DATASET EXCERPT
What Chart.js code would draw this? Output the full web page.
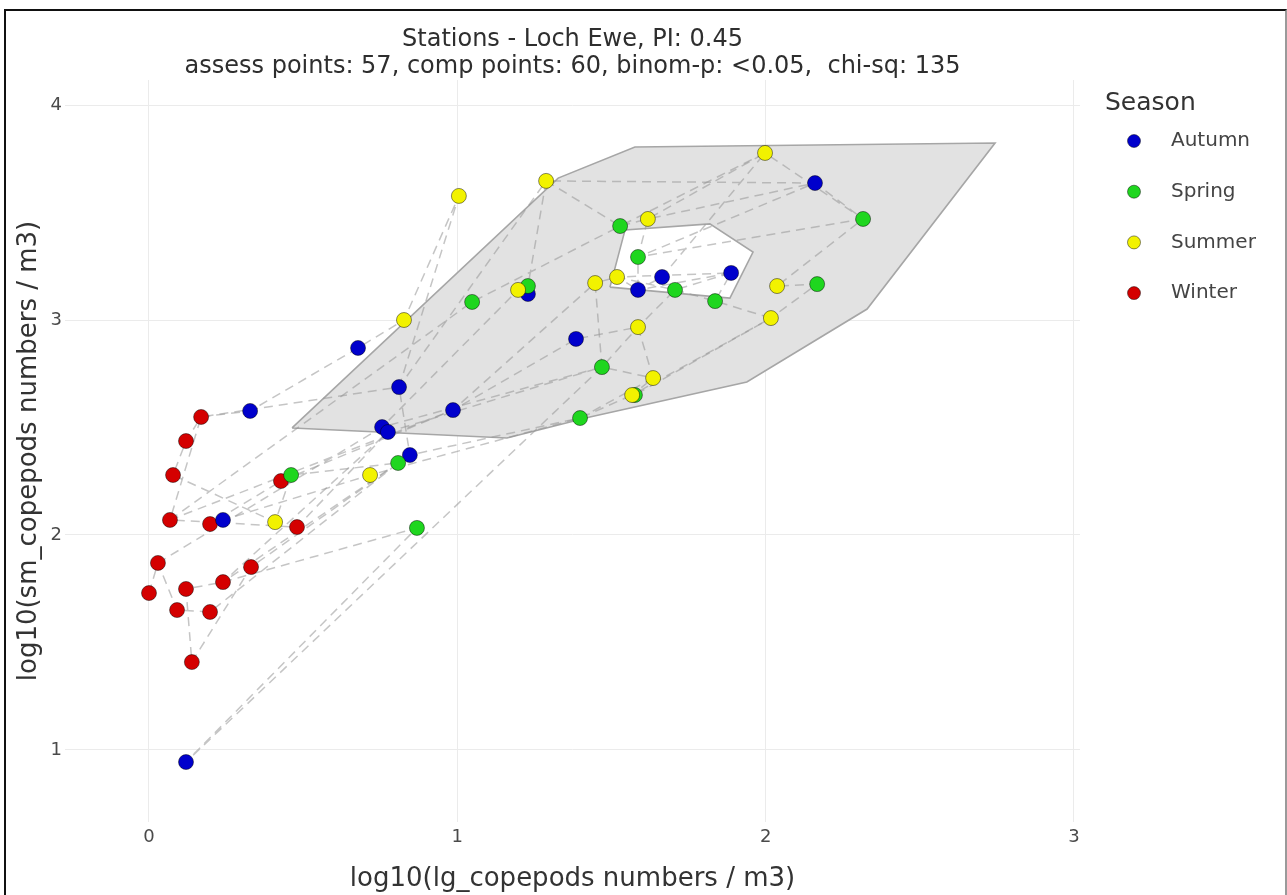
<!DOCTYPE html>
<html>
<head>
<meta charset="utf-8">
<script src="https://cdn.jsdelivr.net/npm/chart.js@4.4.1/dist/chart.umd.min.js"></script>
<style>
  html, body { margin: 0; padding: 0; background: #fff; width: 1287px; height: 895px; overflow: hidden; }
  #wrap { position: relative; width: 1287px; height: 895px; }
  #c { position: absolute; left: 0; top: 0; }
  #frame { position: absolute; left: 4px; top: 9px; width: 1279px; height: 900px;
           border-top: 2px solid #111; border-left: 2px solid #111; border-right: 2px solid #9a9a9a;
           pointer-events: none; }
</style>
</head>
<body>
<div id="wrap">
  <canvas id="c" width="1287" height="895"></canvas>
  <div id="frame"></div>
</div>
<script>
// ---- text ----
const titleLines = ['Stations - Loch Ewe, PI: 0.45',
                    'assess points: 57, comp points: 60, binom-p: <0.05,  chi-sq: 135'];
const xTitle = 'log10(lg_copepods numbers / m3)';
const yTitle = 'log10(sm_copepods numbers / m3)';
const legendTitle = 'Season';
const xTicks = [0, 1, 2, 3];
const yTicks = [1, 2, 3, 4];
const seasons = ['Autumn', 'Spring', 'Summer', 'Winter'];
const seasonColors = ['#0000cc', '#1fd61f', '#f2f200', '#d40000'];

// ---- assessment points, log10 abundance (large, small copepods) ----
const autumnX = [0.120, 0.328, 0.678, 0.811, 0.756, 0.775, 0.846, 0.240, 0.986, 1.229, 1.385, 1.586, 1.664, 1.888, 2.160];
const autumnY = [0.944, 2.577, 2.870, 2.688, 2.502, 2.479, 2.372, 2.070, 2.581, 3.121, 2.912, 3.140, 3.200, 3.219, 3.637];

const springX = [0.461, 0.808, 0.869, 1.048, 1.229, 1.528, 1.586, 1.706, 1.836, 1.469, 1.398, 2.316, 2.167, 1.576];
const springY = [2.279, 2.335, 2.033, 3.084, 3.158, 3.437, 3.293, 3.140, 3.088, 2.781, 2.544, 3.470, 3.167, 2.651];

const summerX = [0.409, 0.717, 0.827, 1.005, 1.288, 1.197, 1.447, 1.518, 1.618, 1.586, 1.635, 1.567, 1.998, 2.037, 2.017];
const summerY = [2.060, 2.279, 3.000, 3.577, 3.647, 3.140, 3.172, 3.200, 3.470, 2.967, 2.730, 2.651, 3.777, 3.158, 3.009];

const winterX = [0.169, 0.120, 0.078, 0.428, 0.068, 0.198, 0.480, 0.331, 0.029, 0.240, 0.120, 0.000, 0.091, 0.198, 0.139];
const winterY = [2.549, 2.437, 2.279, 2.251, 2.070, 2.051, 2.037, 1.851, 1.870, 1.781, 1.749, 1.730, 1.651, 1.642, 1.409];

// sampling sequences joining the points (A = autumn, P = spring, S = summer, W = winter; 1-based)
const trackOrder = ['W12','W9','W13','W14','P2','P1','S1','W3','W2','W1','A2','A3','S3','S4','A4','A7',
                    'W8','W15','W11','W10','P3','A1','P10','S11','S10','A11','A9','W4','W6','A8','S2',
                    'P11','S12','P14','S15','P13','S14','P12','P7','A15','S5','P5','A10','S6','A5','A6',
                    'W7','W5','P4','P6','S9','S13','A13','A12','A14','P9','P8','S8','S7'];
const trackOrder2 = ['W9','A5','P10','S10','P8','A14','S8','A12','P7','S9','A15','P12','S13','P6','S5',
                     'A4','W1','W5','A9','S7','P10','A6','W10','P2','A7','P11','S11','S12','S15','P9'];

// ---- comparison envelope (outer ring) and its gap ----
const envelopeX = [0.464, 1.161, 1.430, 1.939, 2.329, 2.744, 1.576, 1.327];
const envelopeY = [2.498, 2.451, 2.549, 2.712, 3.051, 3.823, 3.805, 3.660];
const gapX = [1.495, 1.544, 1.819, 1.959, 1.884];
const gapY = [3.153, 3.419, 3.447, 3.316, 3.102];

// ---- build datasets ----
const series = { A: [autumnX, autumnY], P: [springX, springY], S: [summerX, summerY], W: [winterX, winterY] };
const toPts = (xs, ys) => xs.map((x, i) => ({ x, y: ys[i] }));
const ring = (xs, ys) => toPts(xs, ys).concat([{ x: xs[0], y: ys[0] }]);
const lookupTrack = order => order.map(code => {
  const [xs, ys] = series[code[0]];
  const i = parseInt(code.slice(1), 10) - 1;
  return { x: xs[i], y: ys[i] };
});

const markerBorder = 'rgba(0,0,0,0.45)';
const pointSet = (label, xs, ys, color, order) => ({
  type: 'scatter', label, data: toPts(xs, ys),
  backgroundColor: color, borderColor: markerBorder, borderWidth: 1,
  pointRadius: 7.5, pointHoverRadius: 7.5, order
});
const trackSet = (label, order) => ({
  type: 'line', label, data: lookupTrack(order), showLine: true, fill: false, tension: 0,
  borderColor: 'rgba(150,150,150,0.55)', borderWidth: 1.5, borderDash: [9, 6],
  pointRadius: 0, pointHoverRadius: 0, order: 10
});

const FONT = '"DejaVu Sans", Verdana, sans-serif';

const decor = {
  id: 'decor',
  afterDraw(chart) {
    const { ctx, chartArea } = chart;
    ctx.save();
    // title
    const cx = (chartArea.left + chartArea.right) / 2;
    ctx.fillStyle = '#2e2e2e';
    ctx.font = '24px ' + FONT;
    ctx.textAlign = 'center';
    ctx.textBaseline = 'middle';
    ctx.fillText(titleLines[0], cx, 40);
    ctx.fillText(titleLines[1], cx, 67);
    // legend
    ctx.textAlign = 'left';
    ctx.fillStyle = '#333';
    ctx.font = '25px ' + FONT;
    ctx.fillText(legendTitle, 1105, 103);
    ctx.font = '20px ' + FONT;
    seasons.forEach((s, i) => {
      const y = 141 + i * 50.7;
      ctx.beginPath();
      ctx.arc(1134, y, 6.5, 0, Math.PI * 2);
      ctx.fillStyle = seasonColors[i];
      ctx.fill();
      ctx.lineWidth = 1;
      ctx.strokeStyle = markerBorder;
      ctx.stroke();
      ctx.fillStyle = '#444';
      ctx.fillText(s, 1171, y);
    });
    ctx.restore();
  }
};

new Chart(document.getElementById('c'), {
  type: 'scatter',
  data: {
    datasets: [
      pointSet(seasons[0], autumnX, autumnY, seasonColors[0], 2),
      pointSet(seasons[1], springX, springY, seasonColors[1], 1),
      pointSet(seasons[2], summerX, summerY, seasonColors[2], 0),
      pointSet(seasons[3], winterX, winterY, seasonColors[3], 3),
      trackSet('track', trackOrder),
      trackSet('track 2', trackOrder2),
      { type: 'line', label: 'gap', data: ring(gapX, gapY), showLine: true, fill: 'shape', tension: 0,
        backgroundColor: '#ffffff', borderColor: '#a6a6a6', borderWidth: 1.6,
        pointRadius: 0, pointHoverRadius: 0, order: 11 },
      { type: 'line', label: 'envelope', data: ring(envelopeX, envelopeY), showLine: true, fill: 'shape', tension: 0,
        backgroundColor: '#e2e2e2', borderColor: '#a6a6a6', borderWidth: 1.6,
        pointRadius: 0, pointHoverRadius: 0, order: 12 }
    ]
  },
  options: {
    responsive: false,
    animation: false,
    devicePixelRatio: 1,
    layout: { padding: { left: 0, right: 207, top: 80, bottom: 0 } },
    plugins: { legend: { display: false }, title: { display: false }, tooltip: { enabled: false } },
    scales: {
      x: {
        type: 'linear', min: -0.2724, max: 3.0195,
        afterBuildTicks: s => { s.ticks = xTicks.map(v => ({ value: v })); },
        afterFit: s => { s.height = 73; },
        grid: { color: '#ebebeb', lineWidth: 1, drawTicks: false },
        border: { display: false },
        ticks: { padding: 5, color: '#4a4a4a', font: { family: FONT, size: 18 } },
        title: { display: true, text: xTitle, color: '#333', font: { family: FONT, size: 26 },
                 padding: { top: 0, bottom: 0 } }
      },
      y: {
        type: 'linear', min: 0.6651, max: 4.1163,
        afterBuildTicks: s => { s.ticks = yTicks.map(v => ({ value: v })); },
        afterFit: s => { s.width = 65; },
        grid: { color: '#ebebeb', lineWidth: 1, drawTicks: false },
        border: { display: false },
        ticks: { padding: 3, color: '#4a4a4a', font: { family: FONT, size: 18 } },
        title: { display: true, text: yTitle, color: '#333', font: { family: FONT, size: 26 },
                 padding: { top: 14, bottom: 0 } }
      }
    }
  },
  plugins: [decor]
});
</script>
</body>
</html>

WORK INSTRUCTIONS
Search the data for "code" and list every line in which it occurs.

WRITTEN ANSWER
What Chart.js code would draw this? Output the full web page.
const lookupTrack = order => order.map(code => {
  const [xs, ys] = series[code[0]];
  const i = parseInt(code.slice(1), 10) - 1;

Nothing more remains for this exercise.